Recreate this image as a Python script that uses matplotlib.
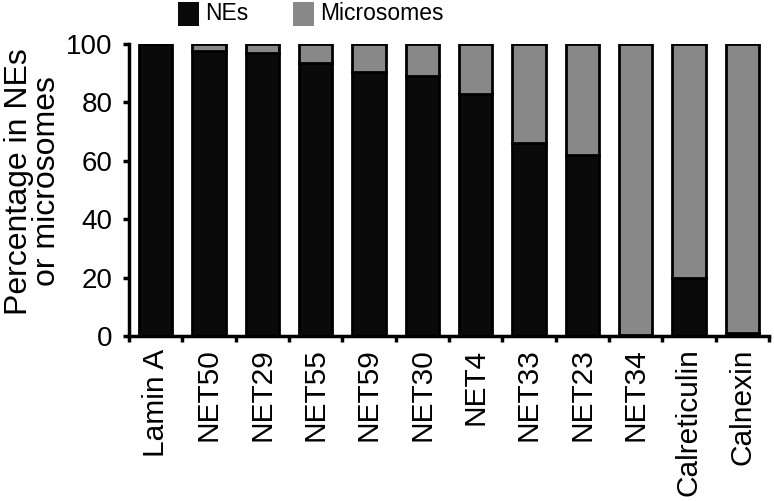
import numpy as np
import matplotlib.pyplot as plt
from matplotlib.patches import Rectangle

plt.rcParams['font.family'] = ['Liberation Sans', 'DejaVu Sans']

proteins = ["Lamin A", "NET50", "NET29", "NET55", "NET59", "NET30",
            "NET4", "NET33", "NET23", "NET34", "Calreticulin", "Calnexin"]
nes = [100, 97.5, 97, 93.5, 90.5, 89, 83, 66, 62, 0.5, 20, 1]
microsomes = [100 - v for v in nes]

W, H = 774, 501
fig = plt.figure(figsize=(W / 100, H / 100), dpi=100)
ax = fig.add_axes([129 / W, 1 - 336 / H, 640 / W, 292 / H])

x = np.arange(len(proteins))
ax.bar(x, nes, width=0.62, color="#0a0a0a", edgecolor="black", linewidth=2)
ax.bar(x, microsomes, width=0.62, bottom=nes, color="#888888",
       edgecolor="black", linewidth=2)

ax.set_xlim(-0.5, len(proteins) - 0.5)
ax.set_ylim(0, 100)
ax.set_yticks([0, 20, 40, 60, 80, 100])
ax.set_xticks(x)
ax.set_xticklabels(proteins, rotation=90, fontsize=21.5)
ax.tick_params(axis="x", length=0, pad=9)
ax.set_xticks(np.arange(-0.5, len(proteins)), minor=True)
ax.tick_params(axis="x", which="minor", length=4, width=2.5, direction="out")
ax.tick_params(axis="y", labelsize=20, length=4, width=2.5, direction="out", pad=8)
for side in ["top", "right"]:
    ax.spines[side].set_visible(False)
for side in ["left", "bottom"]:
    ax.spines[side].set_linewidth(2.5)

ax.set_ylabel("Percentage in NEs\nor microsomes", fontsize=23, linespacing=0.92)
ax.yaxis.set_label_coords(-0.104, 0.53)

# legend drawn by hand in figure pixels
for lx, lab, col in [(178, "NEs", "#0a0a0a"), (293, "Microsomes", "#888888")]:
    fig.patches.append(Rectangle((lx / W, 1 - 26 / H), 21 / W, 24 / H,
                                 transform=fig.transFigure, facecolor=col,
                                 edgecolor="none"))
    fig.text((lx + 27) / W, 1 - 14 / H, lab, fontsize=16.5, va="center", ha="left")

fig.savefig("out.png", dpi=100)
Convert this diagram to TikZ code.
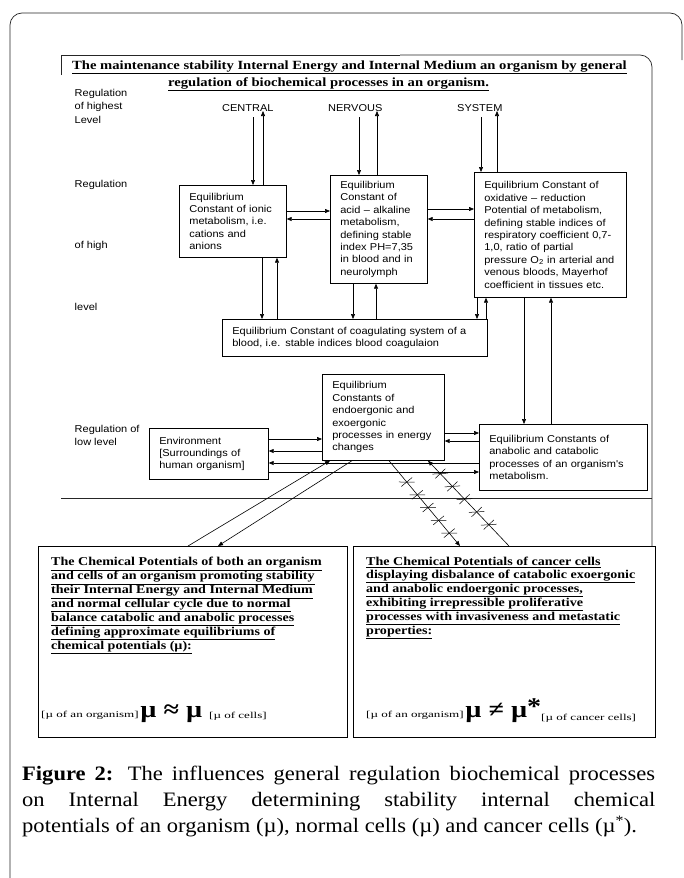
\documentclass[tikz,border=0pt]{standalone}
\usepackage{fontspec}
\usetikzlibrary{arrows.meta,decorations.markings}
\setmainfont{Liberation Serif}
\newfontfamily\boxfont[FakeStretch=1.1]{Liberation Sans}
\newfontfamily\headfont[FakeStretch=1.17]{Liberation Serif}
\newfontfamily\mufont[FakeStretch=1.45]{Liberation Serif}
\newfontfamily\capfont[FakeStretch=1.1]{Liberation Serif}

\tikzset{
    box/.style = {draw, line width=0.7pt, anchor=north west, inner xsep=10pt, inner ysep=2pt,
        align=left, font=\boxfont\fontsize{10}{12.4}\selectfont},
    lvl/.style = {anchor=base west, inner sep=0pt, align=left,
        font=\boxfont\fontsize{10}{13.5}\selectfont},
    cns/.style = {lvl, outer ysep=6pt},
    title/.style = {anchor=base west, inner sep=0pt,
        font=\headfont\bfseries\fontsize{12.5}{17}\selectfont},
    arr/.style = {-{Triangle[length=5pt,width=4pt]}, line width=0.6pt},
    frame/.style = {line width=0.7pt, black!85},
    potbox/.style = {draw, line width=0.7pt, anchor=north west, inner sep=0pt},
    pottext/.style = {anchor=north west, inner sep=0pt, align=left,
        font=\headfont\bfseries\fontsize{12}{12.6}\selectfont},
    mu/.style = {anchor=base west, inner sep=0pt, font=\headfont},
    crossed/.style = {postaction={decorate}, decoration={markings,
        mark=between positions 0.25 and 0.86 step 0.15 with {
            \draw[-, line width=0.5pt] (0pt,-7pt) -- (0pt,7pt);
            \draw[-, line width=0.5pt] (-5pt,-6pt) -- (5pt,6pt);}}}
}
\newcommand{\mubr}[1]{{\mufont\fontsize{9}{9}\selectfont[µ of #1]}}
\newcommand{\mubig}[1]{{\fontsize{24}{24}\selectfont\bfseries #1}}

\begin{document}
\begin{tikzpicture}[x=1pt, y=-1pt]
    \useasboundingbox (0,0) rectangle (683,878);

    % frames
    \draw[frame, rounded corners=12pt] (10,878) -- (10,13) -- (682,13) -- (682,60);
    \draw[frame] (61,75) -- (61,55) -- (400,55);
    \draw[frame, rounded corners=12pt] (400,55) -- (652,55) -- (652,546);
    \draw[frame] (61,498) -- (652,498);

    % title
    \node[title] (title1) at (72,69) {\underline{The maintenance stability Internal Energy and Internal Medium an organism by general}};
    \node[title] (title2) at (168,86) {\underline{regulation of biochemical processes in an organism.}};

    % levels of regulation
    \node[lvl, anchor=north west] (lvhighest) at (74.5,88.7) {Regulation\\of highest\\Level};
    \node[lvl] (lvhigh1) at (74.5,187) {Regulation};
    \node[lvl] (lvhigh2) at (74.5,248) {of high};
    \node[lvl] (lvhigh3) at (74.5,310) {level};
    \node[lvl, anchor=north west] (lvlow) at (74.5,424.7) {Regulation of\\low level};

    % central nervous system
    \node[cns] (central) at (222,111) {CENTRAL};
    \node[cns] (nervous) at (328,111) {NERVOUS};
    \node[cns] (system) at (457,111) {SYSTEM};

    % equilibrium constants
    \node[box, minimum width=107pt, minimum height=72pt, text width=87pt] (ionic) at (179,185)
        {Equilibrium\\Constant of ionic\\metabolism, i.e.\\cations and\\anions};
    \node[box, minimum width=97pt, minimum height=108pt, text width=77pt] (acid) at (330,175)
        {Equilibrium\\Constant of\\acid \textendash{} alkaline\\metabolism,\\defining stable\\index PH=7,35\\in blood and in\\neurolymph};
    \node[box, minimum width=152pt, minimum height=125pt, text width=132pt] (oxid) at (474,172)
        {Equilibrium Constant of\\oxidative \textendash{} reduction\\Potential of metabolism,\\defining stable indices of\\respiratory coefficient 0,7-\\1,0, ratio of partial\\pressure O\textsubscript{2} in arterial and\\venous bloods, Mayerhof\\coefficient in tissues etc.};
    \node[box, minimum width=265pt, minimum height=37pt, text width=245pt] (coag) at (222,319)
        {Equilibrium Constant of coagulating system of a\\blood, i.e. stable indices blood coagulaion};
    \node[box, minimum width=122pt, minimum height=86pt, text width=102pt] (energy) at (322,374)
        {Equilibrium\\Constants of\\endoergonic and\\exoergonic\\processes in energy\\changes};
    \node[box, minimum width=119pt, minimum height=51pt, text width=99pt] (env) at (149,428)
        {Environment\\{[}Surroundings of\\human organism{]}};
    \node[box, minimum width=168pt, minimum height=66pt, text width=148pt] (anabolic) at (479,424)
        {Equilibrium Constants of\\anabolic and catabolic\\processes of an organism's\\metabolism.};

    % chemical potentials
    \node[potbox, minimum width=309pt, minimum height=191pt] (normal) at (38,546) {};
    \node[potbox, minimum width=302pt, minimum height=191pt] (cancer) at (353,546) {};
    \node[pottext] (normaltext) at (51,557)
        {\underline{The Chemical Potentials of both an organism}\\
         \underline{and cells of an organism promoting stability}\\
         \underline{their Internal Energy and Internal Medium}\\
         \underline{and normal cellular cycle due to normal}\\
         \underline{balance catabolic and anabolic processes}\\
         \underline{defining approximate equilibriums of}\\
         \underline{chemical potentials (µ):}};
    \node[pottext] (cancertext) at (366,557)
        {\underline{The Chemical Potentials of cancer cells}\\
         \underline{displaying disbalance of catabolic exoergonic}\\
         \underline{and anabolic endoergonic processes,}\\
         \underline{exhibiting irrepressible proliferative}\\
         \underline{processes with invasiveness and metastatic}\\
         \underline{properties:}};
    \node[mu] (normalmu) at (41,717)
        {\mubr{an organism}\,\mubig{µ ≈ µ}\hspace{7pt}\raisebox{-1pt}{\mubr{cells}}};
    \node[mu] (cancermu) at (366,717)
        {\mubr{an organism}\,\mubig{µ ≠ µ\raisebox{3pt}{*}}\raisebox{-3pt}{\mubr{cancer cells}}};

    % caption
    \node[anchor=north west, inner sep=0pt, text width=633pt, align=justify,
        font=\capfont\fontsize{20.5}{26}\selectfont] (caption) at (22,766)
        {\textbf{Figure 2:} The influences general regulation biochemical processes\linebreak
         on Internal Energy determining stability internal chemical\linebreak
         potentials of an organism (µ), normal cells (µ) and cancer cells (µ\textsuperscript{*}).};

    % columns and rows of the arrows
    \foreach \x in {253,263,359,377,481,497,262,277,353,376,477,486,524,551,188,218,330,352,389,428,460,509}
        \coordinate (x\x) at (\x,0);
    \foreach \y in {209,211,219,433,439,441,451,463,472}
        \coordinate (y\y) at (0,\y);

    % highest level
    \draw[arr] (central.south -| x253) -- (ionic.north -| x253);
    \draw[arr] (ionic.north -| x263) -- (central.base -| x263);
    \draw[arr] (nervous.south -| x359) -- (acid.north -| x359);
    \draw[arr] (acid.north -| x377) -- (nervous.base -| x377);
    \draw[arr] (system.south -| x481) -- (oxid.north -| x481);
    \draw[arr] (oxid.north -| x497) -- (system.base -| x497);

    % high level
    \draw[arr] (ionic.east |- y211) -- (acid.west |- y211);
    \draw[arr] (acid.west |- y219) -- (ionic.east |- y219);
    \draw[arr] (acid.east |- y209) -- (oxid.west |- y209);
    \draw[arr] (oxid.west |- y219) -- (acid.east |- y219);
    \draw[arr] (ionic.south -| x262) -- (coag.north -| x262);
    \draw[arr] (coag.north -| x277) -- (ionic.south -| x277);
    \draw[arr] (acid.south -| x353) -- (coag.north -| x353);
    \draw[arr] (coag.north -| x376) -- (acid.south -| x376);
    \draw[arr] (oxid.south -| x477) -- (coag.north -| x477);
    \draw[arr] (coag.north -| x486) -- (oxid.south -| x486);
    \draw[arr] (oxid.south -| x524) -- (anabolic.north -| x524);
    \draw[arr] (anabolic.north -| x551) -- (oxid.south -| x551);

    % low level
    \draw[arr] (energy.east |- y433) -- (anabolic.west |- y433);
    \draw[arr] (anabolic.west |- y441) -- (energy.east |- y441);
    \draw[arr] (env.east |- y439) -- (energy.west |- y439);
    \draw[arr] (energy.west |- y451) -- (env.east |- y451);
    \draw[arr] (anabolic.west |- y463) -- (env.east |- y463);
    \draw[arr] (env.east |- y472) -- (anabolic.west |- y472);

    % to the chemical potentials
    \draw[arr] (normal.north -| x188) -- (energy.south -| x330);
    \draw[arr] (energy.south -| x352) -- (normal.north -| x218);
    \draw[arr, crossed] (energy.south -| x389) -- (cancer.north -| x460);
    \draw[arr, crossed] (cancer.north -| x509) -- (energy.south -| x428);
\end{tikzpicture}
\end{document}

==*==

_Set task_.
Reproduce, word for word, every line from the start of the records down to and including the line with "microsomes = [100 - v for v in nes]"; skip the pictures.

_Expected answer_.
Recreate this image as a Python script that uses matplotlib.
import numpy as np
import matplotlib.pyplot as plt
from matplotlib.patches import Rectangle

plt.rcParams['font.family'] = ['Liberation Sans', 'DejaVu Sans']

proteins = ["Lamin A", "NET50", "NET29", "NET55", "NET59", "NET30",
            "NET4", "NET33", "NET23", "NET34", "Calreticulin", "Calnexin"]
nes = [100, 97.5, 97, 93.5, 90.5, 89, 83, 66, 62, 0.5, 20, 1]
microsomes = [100 - v for v in nes]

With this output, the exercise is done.